Friday, April 19, 2024

Cambridge will test its wastewater for influenza. (Photo: Marc Levy)

Cambridge already tests its wastewater for Covid-19, and now the city is adding testing for influenza. Biobot, the Cambridge company that has become a major U.S. provider of wastewater virus testing, has an agreement to analyze city sewage samples for influenza, Cambridge Public Health Department spokesperson Dawn Baxter said Tuesday.

Biobot will continue testing Cambridge sewage for Covid and will add influenza tests to the same weekly samples, Baxter said. The flu virus testing program will start this fall and extend into the early winter.

The influenza season in Massachusetts generally runs from October to May; masking and handwashing decreased cases in the first two years of the pandemic. Some doctors and public health officials expect a more severe season this year because of relaxed Covid precautions.

Another virus, polio, has shown up in sewage from New York City and three New York State counties after a man in Rockland County came down with the disease, causing paralysis. Health officials say polio, which spreads through contact with feces, usually causes no symptoms, so wastewater testing can show whether it’s circulating and endangering the unvaccinated.

The U.S. Centers for Disease Control and Prevention is restricting the distribution of testing components that are needed to detect poliovirus in sewage, Baxter said. Only public laboratories can get the materials, so Biobot, a private lab, can’t set up a poliovirus testing program. She said the state Department of Public Health, which operates the state laboratory, is “exploring the possibility of including regional samples [from Massachusetts] in the CDC’s polio surveillance program.”
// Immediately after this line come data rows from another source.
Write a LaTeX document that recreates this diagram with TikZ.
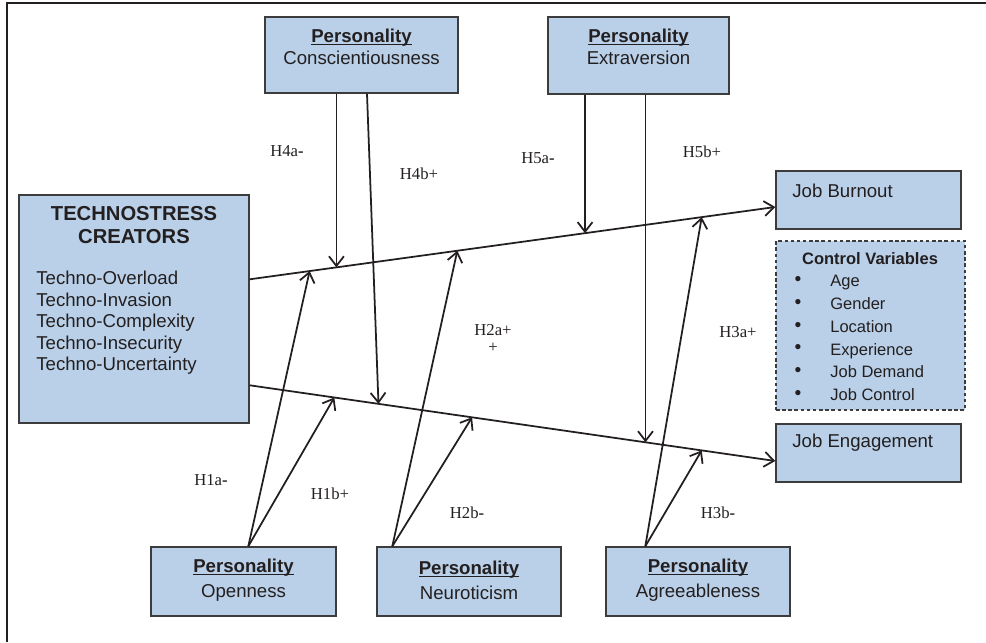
\documentclass[tikz,border=0pt]{standalone}
\usepackage{fontspec}
\setmainfont{Liberation Sans}
\newfontfamily\hfont{Liberation Serif}
\usetikzlibrary{arrows.meta,calc,fit}
\definecolor{boxfill}{RGB}{185,208,232}
\definecolor{boxline}{RGB}{60,60,60}
\definecolor{ink}{RGB}{35,31,32}
\newcommand\persul[1]{\setbox0\hbox{#1}\rlap{\rule[-1.6pt]{\wd0}{0.75pt}}\box0}
\newcommand\perstitle{\textbf{\persul{Personality}}}
\begin{document}
\begin{tikzpicture}[x=0.02cm,y=-0.02cm,
  box/.style={draw=boxline, line width=0.8pt, fill=boxfill, inner sep=0pt},
  dbox/.style={box, dash pattern=on 2pt off 1.5pt},
  txt/.style={inner sep=0pt, text=ink, font=\fontsize{10.6}{12.5}\selectfont},
  ptxt/.style={txt, align=center, font=\fontsize{10.6}{14.2}\selectfont},
  hyp/.style={inner sep=0pt, text=ink, font=\hfont\fontsize{9.5}{11}\selectfont},
  arr/.style={draw=ink, line width=1pt, -{Straight Barb[length=5.5pt,width=8.5pt]}},
  frameline/.style={draw=ink, line width=1.7pt}]

\useasboundingbox (0,0) rectangle (986,642);
\coordinate (fTR) at (986,3);
\coordinate (fTL) at (7,3);
\coordinate (fBL) at (7,642);
\draw[frameline] (fTR) -- (fTL) -- (fBL);

% boxes
\node[box, fit={(265,17)(458,93)}] (cons) {};
\node[box, fit={(548,17)(729,94)}] (ext) {};
\node[box, fit={(19,195)(249,423)}] (tc) {};
\node[box, fit={(776,171)(961,229)}] (jb) {};
\node[dbox, fit={(776,241)(965,410)}] (cv) {};
\node[box, fit={(776,424)(961,482)}] (je) {};
\node[box, fit={(151,547)(336,616)}] (open) {};
\node[box, fit={(377,547)(561,616)}] (neuro) {};
\node[box, fit={(606,547)(790,616)}] (agree) {};

% box texts
\node[txt, align=center] (cons-t) at (361.5,47) {\perstitle\\Conscientiousness};
\node[txt, align=center] (ext-t) at (638.5,47) {\perstitle\\Extraversion};
\node[txt, align=center, font=\bfseries\fontsize{11.5}{13.6}\selectfont] (tc-h) at (134,225) {TECHNOSTRESS\\CREATORS};
\node[txt, align=left, anchor=west, font=\fontsize{10.6}{12.2}\selectfont] (tc-l) at (36,323)
  {Techno-Overload\\Techno-Invasion\\Techno-Complexity\\Techno-Insecurity\\Techno-Uncertainty};
\node[txt, anchor=west] (jb-t) at (792,191) {Job Burnout};
\node[txt, anchor=west] (je-t) at (792,443) {Job Engagement};
\node[txt, font=\bfseries\fontsize{9.4}{11}\selectfont] (cv-h) at (870,259) {Control Variables};
\node[txt, align=center, font=\fontsize{11}{13}\selectfont] (cv-b) at (798,338) {•\\•\\•\\•\\•\\•};
\node[txt, align=left, anchor=west, font=\fontsize{9.4}{13}\selectfont] (cv-l) at (830,338)
  {Age\\Gender\\Location\\Experience\\Job Demand\\Job Control};
\node[ptxt] (open-t) at (243.5,580) {\perstitle\\Openness};
\node[ptxt] (neuro-t) at (469,580) {\perstitle\\Neuroticism};
\node[ptxt] (agree-t) at (698,580) {\perstitle\\Agreeableness};

% hypothesis labels
\node[hyp] (h4a) at (287,151) {H4a\textbf{-}};
\node[hyp] (h4b) at (419,174) {H4b+};
\node[hyp] (h5a) at (538,158) {H5a\textbf{-}};
\node[hyp] (h5b) at (702,152) {H5b+};
\node[hyp] (h2a) at (493,330) {H2a+};
\node[hyp] (h2ap) at (493,348) {+};
\node[hyp] (h3a) at (738,332) {H3a+};
\node[hyp] (h1a) at (211,480) {H1a\textbf{-}};
\node[hyp] (h1b) at (330,494) {H1b+};
\node[hyp] (h2b) at (467,513) {H2b\textbf{-}};
\node[hyp] (h3b) at (718,513) {H3b\textbf{-}};

% main paths
\coordinate (p1) at ($(tc.north east)+(0,85)$);
\coordinate (q1) at ($(jb.west)+(0,7)$);
\coordinate (p2) at ($(tc.north east)+(0,191)$);
\coordinate (q2) at ($(je.west)+(0,8)$);
\draw[arr] (p1) -- (q1);
\draw[arr] (p2) -- (q2);

% points on the paths
\coordinate (c1) at ($(p1)!0.165!(q1)$);
\coordinate (c2) at ($(p2)!0.245!(q2)$);
\coordinate (e1) at ($(p1)!0.638!(q1)$);
\coordinate (e2) at ($(p2)!0.753!(q2)$);
\coordinate (o1) at ($(p1)!0.114!(q1)$);
\coordinate (o2) at ($(p2)!0.161!(q2)$);
\coordinate (n1) at ($(p1)!0.395!(q1)$);
\coordinate (n2) at ($(p2)!0.423!(q2)$);
\coordinate (a1) at ($(p1)!0.860!(q1)$);
\coordinate (a2) at ($(p2)!0.860!(q2)$);

% moderator arrows from top
\coordinate (cs2) at ($(cons.south)+(5.5,0)$);
\draw[arr] (c1 |- cons.south) -- (c1);
\draw[arr] (cs2) -- (c2);
\draw[arr] (e1 |- ext.south) -- (e1);
\draw[arr] (e2 |- ext.south) -- (e2);

% moderator arrows from bottom
\coordinate (os) at ($(open.north west)+(98,0)$);
\coordinate (ns) at ($(neuro.north west)+(16,0)$);
\coordinate (as) at ($(agree.north west)+(40,0)$);
\draw[arr] (os) -- (o1);
\draw[arr] (os) -- (o2);
\draw[arr] (ns) -- (n1);
\draw[arr] (ns) -- (n2);
\draw[arr] (as) -- (a1);
\draw[arr] (as) -- (a2);
\end{tikzpicture}
\end{document}
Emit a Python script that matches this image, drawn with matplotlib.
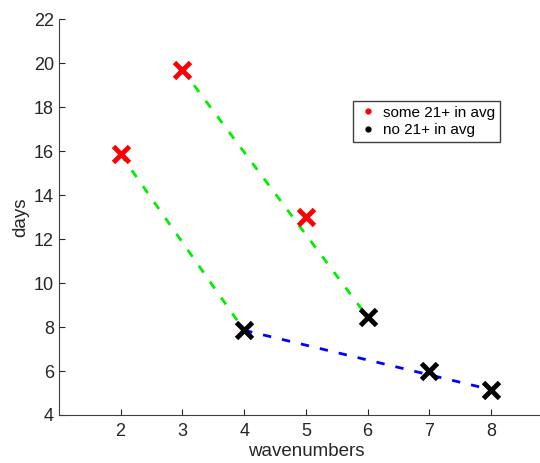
import matplotlib.pyplot as plt
from matplotlib.lines import Line2D

plt.rcParams['font.family'] = ['Liberation Sans', 'DejaVu Sans']

# points with some 21+ in the average
redX = [2, 3, 5]
redY = [15.85, 19.7, 13.0]
# points without
blackX = [4, 6, 7, 8]
blackY = [7.85, 8.45, 6.0, 5.15]

# dashed guide lines
green1X = [2, 4]
green1Y = [15.85, 7.85]
green2X = [3, 6]
green2Y = [19.7, 8.45]
blueX = [4, 8]
blueY = [7.85, 5.15]

xticks = [2, 3, 4, 5, 6, 7, 8]
yticks = [4, 6, 8, 10, 12, 14, 16, 18, 20, 22]

fig = plt.figure(figsize=(5.4, 4.63), dpi=100)
ax = fig.add_axes([0.109, 0.1037, 0.915, 0.855])

ax.plot(green1X, green1Y, color='#00ee00', lw=2, dashes=(3, 4), zorder=2)
ax.plot(green2X, green2Y, color='#00ee00', lw=2, dashes=(3, 4), zorder=2)
ax.plot(blueX, blueY, color='#0000ff', lw=2, dashes=(3, 4), zorder=2)

ax.plot(redX, redY, 'x', color='red', ms=11, mew=3.5, zorder=3)
ax.plot(blackX, blackY, 'x', color='black', ms=11, mew=3.5, zorder=3)

ax.set_xlim(1, 9)
ax.set_ylim(4, 22)
ax.set_xticks(xticks)
ax.set_yticks(yticks)
ax.tick_params(direction='in', labelsize=13, colors='#262626', length=4)
ax.tick_params(axis='x', pad=6)
for s in ['top', 'right']:
    ax.spines[s].set_visible(False)
for s in ['left', 'bottom']:
    ax.spines[s].set_color('#404040')

ax.set_xlabel('wavenumbers', fontsize=13.5, color='#262626', labelpad=2)
ax.set_ylabel('days', fontsize=13.5, color='#262626', labelpad=3)

handles = [Line2D([], [], ls='none', marker='o', ms=3.5, color='red'),
           Line2D([], [], ls='none', marker='o', ms=3.5, color='black')]
leg = ax.legend(handles, ['some 21+ in avg', 'no 21+ in avg'],
                loc='upper left', bbox_to_anchor=(0.595, 0.793), fontsize=11,
                fancybox=False, framealpha=1, edgecolor='#404040',
                handlelength=1.4, handletextpad=0.3, borderpad=0.3,
                labelspacing=0.25, borderaxespad=0)
leg.get_frame().set_linewidth(1)

fig.savefig('out.png', dpi=100)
A spokesperson for the state health department, asked about wastewater testing for polio and monkeypox, said sewage is being tested in Massachusetts only for Covid-19 “at this time.”

Polio has been declared eradicated in the United States, but an oral vaccine used in much of the rest of the world uses weakened, live virus that can circulate and, in some cases, strengthen it, scientists say. Although most people in the United States have been vaccinated, many with a different type of vaccine that uses inactivated virus, there are places where hostility and distrust of vaccines has resulted in relatively low polio vaccination rates. In the wake of the Rockland County case and the sewage data, health officials are urging the unvaccinated to get the polio vaccine.